▶ **TASK BRIEF**:
Everything from the opening line of the records below through the line with "664], [1034, 660]];" must be duplicated exactly, pictures left out.

▶ **SOURCE MATERIAL**:

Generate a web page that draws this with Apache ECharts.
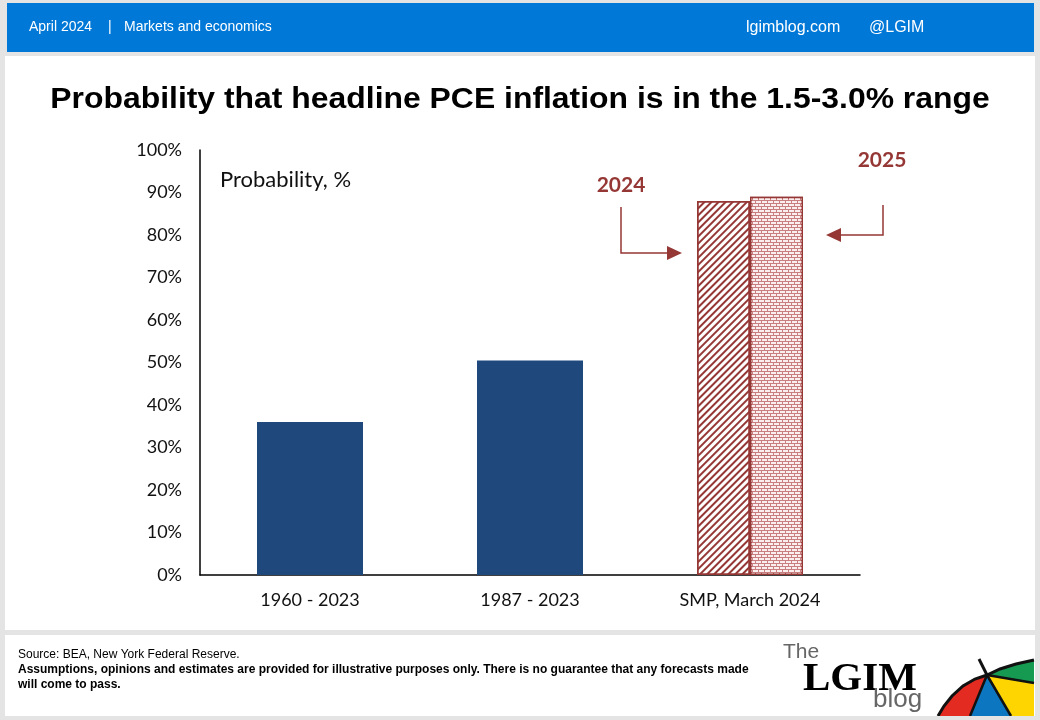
<!DOCTYPE html>
<html>
<head>
<meta charset="utf-8">
<script src="https://cdn.jsdelivr.net/npm/echarts@6/dist/echarts.min.js"></script>
<style>
html,body{margin:0;padding:0;background:#e4e4e4;}
#chart{width:1040px;height:720px;}
</style>
</head>
<body>
<div id="chart"></div>
<script>
// ---- data ----
const categories = ['1960 - 2023', '1987 - 2023', 'SMP, March 2024'];
const historical = [36, 50.5, null];
const smp2024 = [null, null, 88];
const smp2025 = [null, null, 89];
const yMin = 0, yMax = 100, yStep = 10;
const titleText = 'Probability that headline PCE inflation is in the 1.5-3.0% range';
const yAxisName = 'Probability, %';
const label2024 = '2024';
const label2025 = '2025';
const headerLeft = ['April 2024', '|', 'Markets and economics'];
const headerRight = ['lgimblog.com', '@LGIM'];
const footerSource = 'Source: BEA, New York Federal Reserve.';
const footerDisclaimer = 'Assumptions, opinions and estimates are provided for illustrative purposes only. There is no guarantee that any forecasts made\nwill come to pass.';

const RED = '#953735';
const BLUE = '#1F497D';
const narrow = "'Liberation Sans Narrow', 'Liberation Sans', Arial, sans-serif";

const chart = echarts.init(document.getElementById('chart'), null, {renderer: 'canvas'});

const apex = [987, 675];
const leftArc = [[987, 675], [975, 679], [963, 686], [952, 696], [944, 706], [938, 716]];
const rightArc = [[987, 675], [1000, 669], [1016, 664], [1034, 660]];

const graphics = [
  // panels
  {type: 'rect', shape: {x: 7, y: 3, width: 1027, height: 49}, style: {fill: '#0078d7'}, z: 0},
  {type: 'rect', shape: {x: 5, y: 56, width: 1030, height: 574}, style: {fill: '#ffffff'}, z: 0},
  {type: 'rect', shape: {x: 5, y: 635, width: 1030, height: 81}, style: {fill: '#ffffff'}, z: 0},
  // header
  {type: 'text', x: 29, y: 27, style: {text: headerLeft[0], fill: '#fff', font: '14px ' + narrow, textVerticalAlign: 'middle'}},
  {type: 'text', x: 108, y: 27, style: {text: headerLeft[1], fill: '#fff', font: '14px ' + narrow, textVerticalAlign: 'middle'}},
  {type: 'text', x: 124, y: 27, style: {text: headerLeft[2], fill: '#fff', font: '14px ' + narrow, textVerticalAlign: 'middle'}},
  {type: 'text', x: 746, y: 28, style: {text: headerRight[0], fill: '#fff', font: '16px ' + narrow, textVerticalAlign: 'middle'}},
  {type: 'text', x: 869, y: 28, style: {text: headerRight[1], fill: '#fff', font: '16px ' + narrow, textVerticalAlign: 'middle'}},
  // title
  {type: 'text', x: 520, y: 100, scaleX: 1.1, originX: 0, originY: 0,
   style: {text: titleText, fill: '#000', font: "bold 29px 'Liberation Sans', Arial, sans-serif", textAlign: 'center', textVerticalAlign: 'middle'}, z: 10},
  // y axis name inside plot
  {type: 'text', x: 220, y: 180, style: {text: yAxisName, fill: '#111', font: '22px Lato, sans-serif', textVerticalAlign: 'middle'}, z: 10},
  // annotations
  {type: 'text', x: 621, y: 185, style: {text: label2024, fill: RED, font: 'bold 21px Lato, sans-serif', textAlign: 'center', textVerticalAlign: 'middle'}, z: 10},
  {type: 'text', x: 882, y: 160, style: {text: label2025, fill: RED, font: 'bold 21px Lato, sans-serif', textAlign: 'center', textVerticalAlign: 'middle'}, z: 10},
  {type: 'polyline', shape: {points: [[621, 207], [621, 253], [670, 253]]}, style: {stroke: RED, lineWidth: 1.5, fill: null}, z: 10},
  {type: 'polygon', shape: {points: [[667, 246], [682, 253], [667, 260]]}, style: {fill: RED}, z: 10},
  {type: 'polyline', shape: {points: [[883, 205], [883, 235], [838, 235]]}, style: {stroke: RED, lineWidth: 1.5, fill: null}, z: 10},
  {type: 'polygon', shape: {points: [[841, 228], [826, 235], [841, 242]]}, style: {fill: RED}, z: 10},
  // footer
  {type: 'text', x: 18, y: 655, style: {text: footerSource, fill: '#000', font: '12px ' + narrow, textVerticalAlign: 'middle'}},
  {type: 'text', x: 18, y: 662, style: {text: footerDisclaimer, fill: '#000', font: 'bold 12px ' + narrow, lineHeight: 15, textVerticalAlign: 'top'}},
  // logo
  {type: 'text', x: 783, y: 652, style: {text: 'The', fill: '#666', font: '300 21px ' + narrow, textVerticalAlign: 'middle'}},
  {type: 'text', x: 803, y: 679, style: {text: 'LGIM', fill: '#000', font: 'bold 41px "Liberation Serif", "DejaVu Serif", serif', textVerticalAlign: 'middle'}},
  {type: 'text', x: 873, y: 700, style: {text: 'blog', fill: '#666', font: '300 26px ' + narrow, textVerticalAlign: 'middle'}},
  // umbrella
  {type: 'polygon', shape: {points: leftArc.concat([[970, 716]])}, style: {fill: '#e32b22'}, z: 5},
  {type: 'polygon', shape: {points: [apex, [970, 716], [1011, 716]]}, style: {fill: '#0c77c0'}, z: 5},
  {type: 'polygon', shape: {points: [apex, [1011, 716], [1034, 716], [1034, 683]]}, style: {fill: '#fed500'}, z: 5},
  {type: 'polygon', shape: {points: rightArc.concat([[1034, 683]])}, style: {fill: '#169a52'}, z: 5},
  {type: 'polyline', shape: {points: leftArc.slice().reverse().concat(rightArc.slice(1))}, style: {stroke: '#111', lineWidth: 3, fill: null}, z: 6},
  {type: 'line', shape: {x1: apex[0], y1: apex[1], x2: 970, y2: 716}, style: {stroke: '#111', lineWidth: 2.5}, z: 6},
  {type: 'line', shape: {x1: apex[0], y1: apex[1], x2: 1011, y2: 716}, style: {stroke: '#111', lineWidth: 2.5}, z: 6},
  {type: 'line', shape: {x1: apex[0], y1: apex[1], x2: 1034, y2: 683}, style: {stroke: '#111', lineWidth: 2.5}, z: 6},
  {type: 'line', shape: {x1: 979, y1: 659, x2: apex[0], y2: apex[1]}, style: {stroke: '#111', lineWidth: 3}, z: 6},
  {type: 'rect', shape: {x: 1035, y: 640, width: 6, height: 80}, style: {fill: '#e4e4e4'}, z: 7},
  {type: 'rect', shape: {x: 930, y: 716, width: 110, height: 6}, style: {fill: '#e4e4e4'}, z: 7}
];

const option = {
  backgroundColor: '#e4e4e4',
  animation: false,
  grid: {left: 200, right: 180, top: 150, bottom: 145},
  xAxis: [
    {
      type: 'category', data: categories,
      axisLine: {lineStyle: {color: '#000', width: 1.5}},
      axisTick: {show: false},
      axisLabel: {color: '#111', fontFamily: 'Lato, sans-serif', fontSize: 18, margin: 16}
    },
    {type: 'category', data: categories, show: false}
  ],
  yAxis: {
    type: 'value', min: yMin, max: yMax, interval: yStep,
    axisLine: {show: true, lineStyle: {color: '#000', width: 1.5}},
    axisTick: {show: false},
    splitLine: {show: false},
    axisLabel: {formatter: '{value}%', color: '#111', fontFamily: 'Lato, sans-serif', fontSize: 18, margin: 18}
  },
  series: [
    {
      type: 'bar', xAxisIndex: 0, data: historical, barWidth: 106,
      itemStyle: {color: BLUE}
    },
    {
      type: 'bar', xAxisIndex: 1, data: smp2024, barWidth: 53, barGap: '0%',
      itemStyle: {
        color: '#ffffff', borderColor: RED, borderWidth: 1.5,
        decal: {symbol: 'rect', color: RED, dashArrayX: [1, 0], dashArrayY: [1.8, 2.2], rotation: -Math.PI / 4, symbolSize: 1}
      }
    },
    {
      type: 'bar', xAxisIndex: 1, data: smp2025, barWidth: 53, barGap: '0%',
      itemStyle: {
        color: '#c97f7f', borderColor: RED, borderWidth: 1.5,
        decal: {symbol: 'rect', color: '#fbeeee', dashArrayX: [[5, 1], [2, 1, 3, 0]], dashArrayY: [2, 1], symbolSize: 1}
      }
    }
  ],
  graphic: graphics
};
chart.setOption(option);
</script>
</body>
</html>
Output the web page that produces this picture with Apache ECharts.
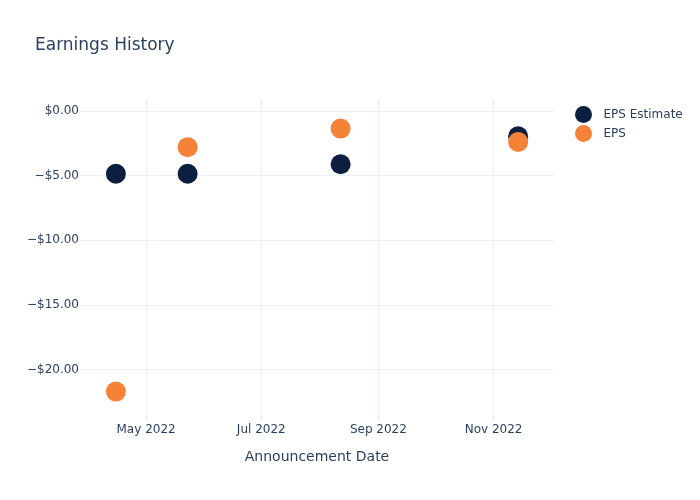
<!DOCTYPE html>
<html>
<head>
<meta charset="utf-8">
<script src="https://cdn.jsdelivr.net/npm/echarts@6/dist/echarts.min.js"></script>
<style>html,body{margin:0;padding:0;background:#fff;}#c{width:700px;height:500px;}</style>
</head>
<body>
<div id="c"></div>
<script>
const dates = ['2022-04-15', '2022-05-23', '2022-08-12', '2022-11-14'];
const epsEstimate = [-4.85, -4.85, -4.12, -1.95];
const eps = [-21.7, -2.8, -1.36, -2.39];
const xTickDates = ['2022-05-01', '2022-07-01', '2022-09-01', '2022-11-01'];
const monthNames = ['Jan','Feb','Mar','Apr','May','Jun','Jul','Aug','Sep','Oct','Nov','Dec'];

function ts(s) { const p = s.split('-').map(Number); return new Date(p[0], p[1]-1, p[2]).getTime(); }
const tickTs = xTickDates.map(ts);
const txt = '#2a3f5f';
const font = '"DejaVu Sans", sans-serif';
const chart = echarts.init(document.getElementById('c'));
chart.setOption({
  animation: false,
  backgroundColor: '#fff',
  title: { text: 'Earnings History', left: 30, top: 32, textStyle: { fontFamily: font, fontSize: 17, fontWeight: 'normal', color: txt } },
  legend: {
    orient: 'vertical', left: 570, top: 101, itemWidth: 30, itemHeight: 17, itemGap: 2, icon: 'circle',
    textStyle: { fontFamily: font, fontSize: 12, color: txt },
    data: ['EPS Estimate', 'EPS']
  },
  grid: { left: 80, right: 146, top: 100, bottom: 80, containLabel: false },
  xAxis: {
    type: 'time',
    min: ts('2022-03-27'), max: ts('2022-12-03'),
    name: 'Announcement Date', nameLocation: 'middle', nameGap: 30,
    nameTextStyle: { fontFamily: font, fontSize: 14, color: txt },
    axisLine: { show: false }, axisTick: { show: false },
    axisLabel: {
      color: txt, fontFamily: font, fontSize: 12, margin: 4,
      showMinLabel: false, showMaxLabel: false, hideOverlap: false,
      formatter: function (v) {
        const t = new Date(v).getTime();
        if (tickTs.indexOf(t) < 0) return '';
        const d = new Date(v);
        return monthNames[d.getMonth()] + ' ' + d.getFullYear();
      }
    },
    splitLine: { show: false }
  },
  yAxis: {
    type: 'value', min: -23.9, max: 0.85, splitNumber: 5,
    axisLine: { show: false }, axisTick: { show: false },
    axisLabel: {
      color: txt, fontFamily: font, fontSize: 12, margin: 1,
      showMinLabel: false, showMaxLabel: false,
      formatter: function (v) { if (Math.abs(v % 5) > 1e-6) return ''; return (v < 0 ? '\u2212$' : '$') + Math.abs(v).toFixed(2); }
    },
    splitLine: { show: true, showMinLine: false, showMaxLine: false, lineStyle: { color: '#ebf0f8', width: 1 } }
  },
  series: [
    { name: 'grid', type: 'line', data: [], z: 1, silent: true,
      markLine: { silent: true, symbol: ['none', 'none'], label: { show: false },
        lineStyle: { color: '#ebf0f8', width: 1, type: 'solid' },
        data: tickTs.map(t => ({ xAxis: t })) } },
    { name: 'EPS Estimate', type: 'scatter', symbolSize: 20, z: 3, itemStyle: { color: '#0c1f40', opacity: 1 },
      data: dates.map((d, i) => [ts(d), epsEstimate[i]]) },
    { name: 'EPS', type: 'scatter', symbolSize: 20, z: 4, itemStyle: { color: '#f58236', opacity: 1 },
      data: dates.map((d, i) => [ts(d), eps[i]]) }
  ]
});
</script>
</body>
</html>
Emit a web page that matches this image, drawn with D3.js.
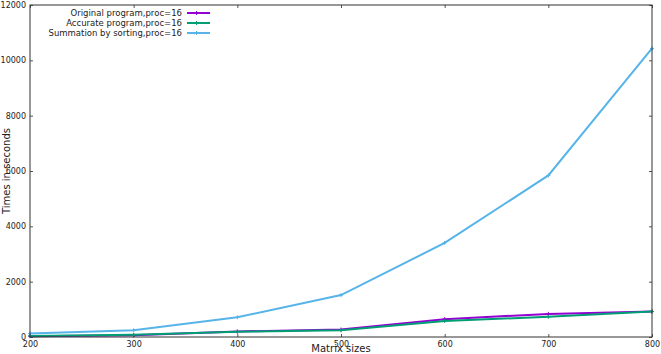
<!DOCTYPE html>
<html><head><meta charset="utf-8">
<script src="https://cdn.jsdelivr.net/npm/d3@7"></script>
<style>body{margin:0;background:#fff}svg{display:block}text{font-family:"DejaVu Sans",sans-serif;fill:#222}</style>
</head><body><svg id="c" width="661" height="354"></svg>
<script>
const sizes = [200, 300, 400, 500, 600, 700, 800];
const original = [30, 60, 200, 270, 645, 835, 920];
const accurate = [40, 80, 190, 240, 580, 730, 920];
const sorting = [130, 245, 715, 1515, 3400, 5840, 10430];
const seriesNames = ["Original program,proc=16", "Accurate program,proc=16", "Summation by sorting,proc=16"];
const seriesColors = ["#9400d3", "#009e73", "#56b4e9"];
const xTicks = [200, 300, 400, 500, 600, 700, 800];
const yTicks = [0, 2000, 4000, 6000, 8000, 10000, 12000];

const svg = d3.select("#c");
const L = 30, R = 652, T = 5, B = 337;
const x = d3.scaleLinear().domain([200, 800]).range([L, R]);
const y = d3.scaleLinear().domain([0, 12000]).range([B, T]);

const g = svg.append("g");
// axes
const ax = (sel) => sel.call(s => s.select(".domain").remove());
g.append("g").attr("transform", `translate(0,${B})`)
  .call(d3.axisBottom(x).tickValues(xTicks).tickSize(-3).tickPadding(4).tickFormat(d3.format("d")))
  .call(ax).call(s => s.selectAll("text").attr("font-size", 8).attr("fill", "#222"))
  .call(s => s.selectAll("line").attr("stroke", "#555"));
g.append("g").attr("transform", `translate(0,${T})`)
  .call(d3.axisTop(x).tickValues(xTicks).tickSize(-3).tickFormat(""))
  .call(ax).call(s => s.selectAll("line").attr("stroke", "#555"));
g.append("g").attr("transform", `translate(${L},0)`)
  .call(d3.axisLeft(y).tickValues(yTicks).tickSize(-3).tickPadding(4).tickFormat(d3.format("d")))
  .call(ax).call(s => s.selectAll("text").attr("font-size", 8).attr("fill", "#222"))
  .call(s => s.selectAll("line").attr("stroke", "#555"));
g.append("g").attr("transform", `translate(${R},0)`)
  .call(d3.axisRight(y).tickValues(yTicks).tickSize(-3).tickFormat(""))
  .call(ax).call(s => s.selectAll("line").attr("stroke", "#555"));

// lines
const data = [original, accurate, sorting];
const line = d3.line().x((d, i) => x(sizes[i])).y(d => y(d));
data.forEach((vals, k) => {
  g.append("path").datum(vals).attr("fill", "none").attr("stroke", seriesColors[k])
    .attr("stroke-width", 2).attr("d", line);
  g.selectAll(null).data(vals).enter().append("path")
    .attr("d", (d, i) => `M${x(sizes[i]) - 2},${y(d)}h4M${x(sizes[i])},${y(d) - 2}v4`)
    .attr("stroke", seriesColors[k]).attr("stroke-width", 1);
});

// border
g.append("rect").attr("x", L).attr("y", T).attr("width", R - L).attr("height", B - T)
  .attr("fill", "none").attr("stroke", "#333").attr("stroke-width", 1);

// legend
seriesNames.forEach((n, k) => {
  const yy = 13 + k * 10;
  g.append("text").attr("x", 182).attr("y", yy + 3).attr("text-anchor", "end").attr("font-size", 8.5).text(n);
  g.append("line").attr("x1", 187).attr("x2", 210).attr("y1", yy).attr("y2", yy)
    .attr("stroke", seriesColors[k]).attr("stroke-width", 2);
  g.append("path").attr("d", `M196.5,${yy - 2}v4M194.5,${yy}h4`).attr("stroke", seriesColors[k]);
});

// axis titles
g.append("text").attr("x", 341).attr("y", 352).attr("text-anchor", "middle").attr("font-size", 10).text("Matrix sizes");
g.append("text").attr("transform", "translate(10,171) rotate(-90)").attr("text-anchor", "middle").attr("font-size", 10).text("Times in seconds");
</script></body></html>
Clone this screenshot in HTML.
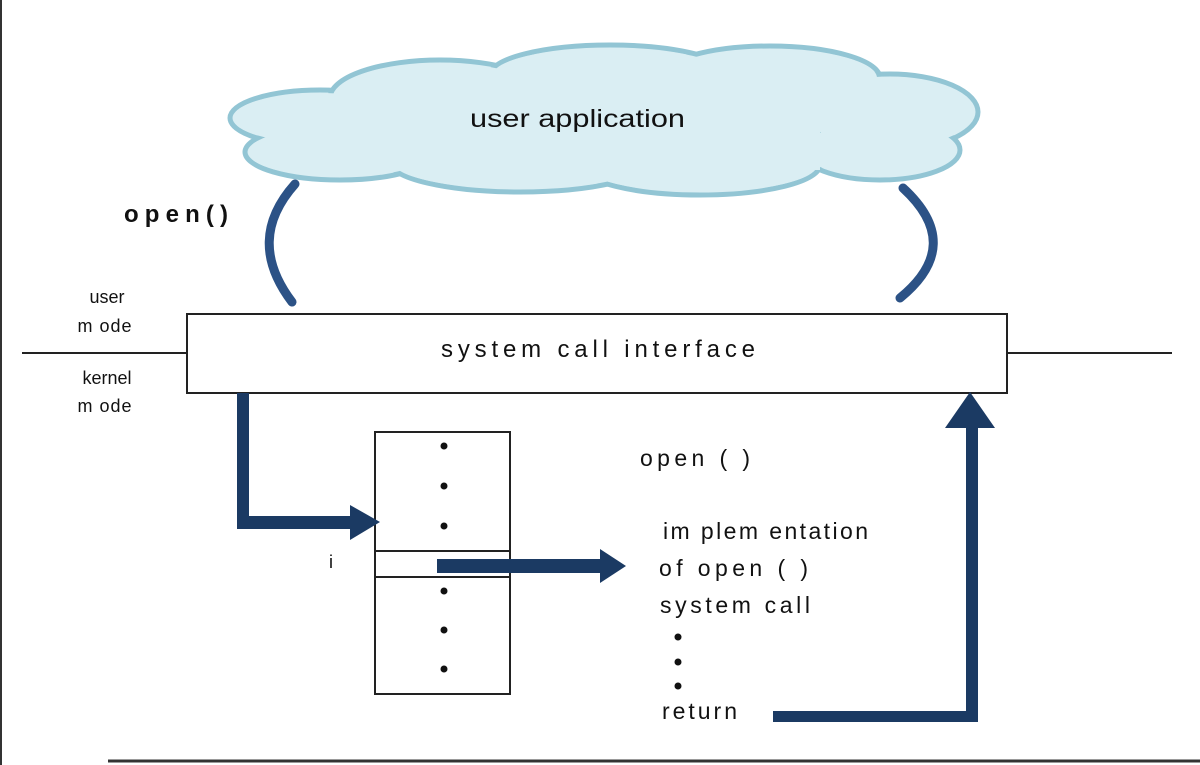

▶ **IN RESPONSE**:
Generate a web page that draws this with Apache ECharts.
<!DOCTYPE html>
<html>
<head>
<meta charset="utf-8">
<script src="https://cdn.jsdelivr.net/npm/echarts@6/dist/echarts.min.js"></script>
<style>
html,body{margin:0;padding:0;background:#e4e4e4;}
#chart{width:1040px;height:720px;}
</style>
</head>
<body>
<div id="chart"></div>
<script>
// ---- data ----
const categories = ['1960 - 2023', '1987 - 2023', 'SMP, March 2024'];
const historical = [36, 50.5, null];
const smp2024 = [null, null, 88];
const smp2025 = [null, null, 89];
const yMin = 0, yMax = 100, yStep = 10;
const titleText = 'Probability that headline PCE inflation is in the 1.5-3.0% range';
const yAxisName = 'Probability, %';
const label2024 = '2024';
const label2025 = '2025';
const headerLeft = ['April 2024', '|', 'Markets and economics'];
const headerRight = ['lgimblog.com', '@LGIM'];
const footerSource = 'Source: BEA, New York Federal Reserve.';
const footerDisclaimer = 'Assumptions, opinions and estimates are provided for illustrative purposes only. There is no guarantee that any forecasts made\nwill come to pass.';

const RED = '#953735';
const BLUE = '#1F497D';
const narrow = "'Liberation Sans Narrow', 'Liberation Sans', Arial, sans-serif";

const chart = echarts.init(document.getElementById('chart'), null, {renderer: 'canvas'});

const apex = [987, 675];
const leftArc = [[987, 675], [975, 679], [963, 686], [952, 696], [944, 706], [938, 716]];
const rightArc = [[987, 675], [1000, 669], [1016, 664], [1034, 660]];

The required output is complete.